According to Together AI’s production data, the actual culprits are memory stalls, inefficient kernel scheduling, and GPUs sitting idle while waiting on data transfers. Their benchmarks across Llama, Qwen, Mistral, and DeepSeek model families show that fixing these pipeline issues—not buying more hardware—delivers the biggest gains.

“Your GPU spends a lot of time doing nothing and just… waiting,” the company noted, pointing to unbalanced expert routing in Mixture-of-Experts layers and prefill paths that choke on long prompts.

Quantization Delivers 20-40% Throughput Gains

Dropping model precision from FP16 to FP8 or FP4 remains the fastest path to cheaper inference. Together AI reports 20-40% throughput improvements in production deployments without measurable quality degradation when done properly.

The math works out favorably: lighter memory footprint means larger batch sizes on the same GPU, which means more tokens processed per dollar spent.

Knowledge distillation offers even steeper savings. DeepSeek-R1’s distilled variants—smaller models trained to mimic the full-size version—deliver what Together AI calls “2-5x lower cost at similar quality bands” for coding assistants, chat applications, and high-volume enterprise workloads.
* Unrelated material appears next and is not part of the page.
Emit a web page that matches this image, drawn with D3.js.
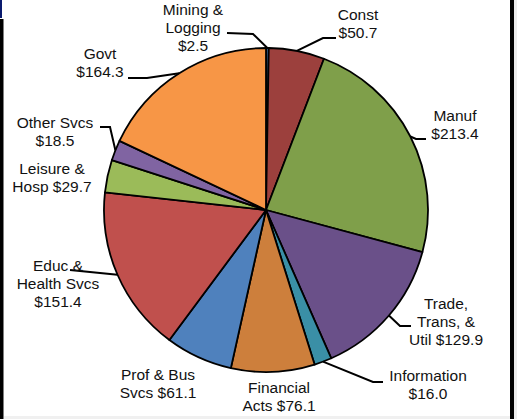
<!DOCTYPE html>
<html>
<head>
<meta charset="utf-8">
<script src="https://cdn.jsdelivr.net/npm/d3@7"></script>
<style>
	body { margin: 0; background: #fff; }
	svg { display: block; }
	.pie-label { font-family: "Liberation Sans", Arial, sans-serif; font-size: 15.5px; fill: #111; }
</style>
</head>
<body>
<svg id="chart" width="517" height="419"></svg>
<script>
// sectors in clockwise order from 12 o'clock
const sectors = ["Mining & Logging", "Const", "Manuf", "Trade, Trans, & Util", "Information",
	"Financial Acts", "Prof & Bus Svcs", "Educ & Health Svcs", "Leisure & Hosp", "Other Svcs", "Govt"];
const values = [2.5, 50.7, 213.4, 129.9, 16.0, 76.1, 61.1, 151.4, 29.7, 18.5, 164.3];
// label text lines; the value gets appended to the last line
const labelLines = [
	["Mining &", "Logging", ""],
	["Const", ""],
	["Manuf", ""],
	["Trade,", "Trans, &", "Util"],
	["Information", ""],
	["Financial", "Acts"],
	["Prof & Bus", "Svcs"],
	["Educ &", "Health Svcs", ""],
	["Leisure &", "Hosp"],
	["Other Svcs", ""],
	["Govt", ""]
];
const colors = ["#3f6fa8", "#9c403d", "#7f9f4a", "#6a5089", "#3a8fa6", "#cd7f3c",
	"#4f81bd", "#c0504d", "#9bbb59", "#8064a2", "#f79646"];

// label placement (center of first line) and leader elbows
const labelPos = [[193, 10], [358, 15], [455, 116], [446, 304], [428, 376], [279, 388],
	[158, 375], [58, 266], [52, 169], [55, 123], [100, 54]];
const leaders = [
	[[253, 34], [227, 33]],
	[[323, 38], [336, 38]],
	[[416, 139], [426, 139]],
	[[400, 326], [411, 326]],
	[[373, 382], [383, 382]],
	null,
	null,
	[[70, 270]],
	null,
	[[110, 127], [100, 127]],
	[[147, 78], [128, 78]]
];

class PieChart {
	constructor(selector) {
		this.svg = d3.select(selector);
		this.cx = 266;
		this.cy = 210;
		this.radius = 162;
		this.lineHeight = 18;
	}

	drawFrame() {
		let svg = this.svg;
		svg.append("rect").attr("x", 0).attr("y", 0).attr("width", 517).attr("height", 419).attr("fill", "#fff");
		svg.append("rect").attr("x", 0).attr("y", 0).attr("width", 2).attr("height", 18).attr("fill", "#0a1a6e");
		svg.append("rect").attr("x", 0).attr("y", 19).attr("width", 3.5).attr("height", 400).attr("fill", "#000");
		svg.append("rect").attr("x", 510).attr("y", 0).attr("width", 4).attr("height", 419).attr("fill", "#000");
		svg.append("rect").attr("x", 514).attr("y", 0).attr("width", 3).attr("height", 419).attr("fill", "#ececec");
		svg.append("rect").attr("x", 4).attr("y", 416).attr("width", 506).attr("height", 3).attr("fill", "#f0f0f0");
	}

	createPie() {
		let that = this;
		let pie = d3.pie().sort(null).value(d => d);
		let arcs = pie(values);

		let arc = d3.arc()
			.innerRadius(0)
			.outerRadius(this.radius);

		let g = this.svg.append("g")
			.attr("transform", "translate(" + this.cx + "," + this.cy + ")");

		g.selectAll("path.slice")
			.data(arcs)
			.enter()
			.append("path")
			.attr("class", "slice")
			.attr("d", arc)
			.attr("fill", (d, i) => colors[i])
			.attr("stroke", "#000")
			.attr("stroke-width", 1.8)
			.attr("stroke-linejoin", "round");

		// leader lines start on the rim at the slice's middle angle
		let line = d3.line();
		arcs.forEach((d, i) => {
			if (!leaders[i]) return;
			let a = (d.startAngle + d.endAngle) / 2;
			let start = [that.cx + that.radius * Math.sin(a), that.cy - that.radius * Math.cos(a)];
			that.svg.append("path")
				.attr("d", line([start].concat(leaders[i])))
				.attr("fill", "none")
				.attr("stroke", "#000")
				.attr("stroke-width", 2);
		});

		let fmt = d3.format(".1f");
		let labels = this.svg.selectAll("text.pie-label")
			.data(arcs)
			.enter()
			.append("text")
			.attr("class", "pie-label")
			.attr("text-anchor", "middle");

		labels.each(function(d, i) {
			let lines = labelLines[i].slice();
			let last = lines.length - 1;
			lines[last] = (lines[last] + " $" + fmt(values[i])).trim();
			d3.select(this).selectAll("tspan")
				.data(lines)
				.enter()
				.append("tspan")
				.attr("x", labelPos[i][0])
				.attr("y", (t, k) => labelPos[i][1] + k * that.lineHeight)
				.attr("dy", "0.35em")
				.text(t => t);
		});
	}
}

let chart = new PieChart("#chart");
chart.drawFrame();
chart.createPie();
</script>
</body>
</html>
Geography Matters More Than You Think

Sometimes the fix is embarrassingly simple. Deploying a lightweight proxy in the same region as your inference cluster can shave 50-100ms off time-to-first-token by eliminating network round trips before generation even starts.

This aligns with broader industry momentum toward edge AI deployment. As InfoWorld reported on January 19, local inference is gaining traction precisely because it sidesteps the latency penalty of distant data centers while improving data privacy.

Decoding Tricks That Actually Work

Multi-token prediction (MTP) and speculative decoding represent the low-hanging fruit for teams already running optimized models. MTP predicts multiple tokens simultaneously, while speculative decoding uses a small “draft” model to accelerate generation for predictable workloads.

Together AI claims 20-50% faster decoding when these techniques are properly tuned. Their adaptive speculator system, ATLAS, customizes drafting strategies based on specific traffic patterns rather than using fixed approaches.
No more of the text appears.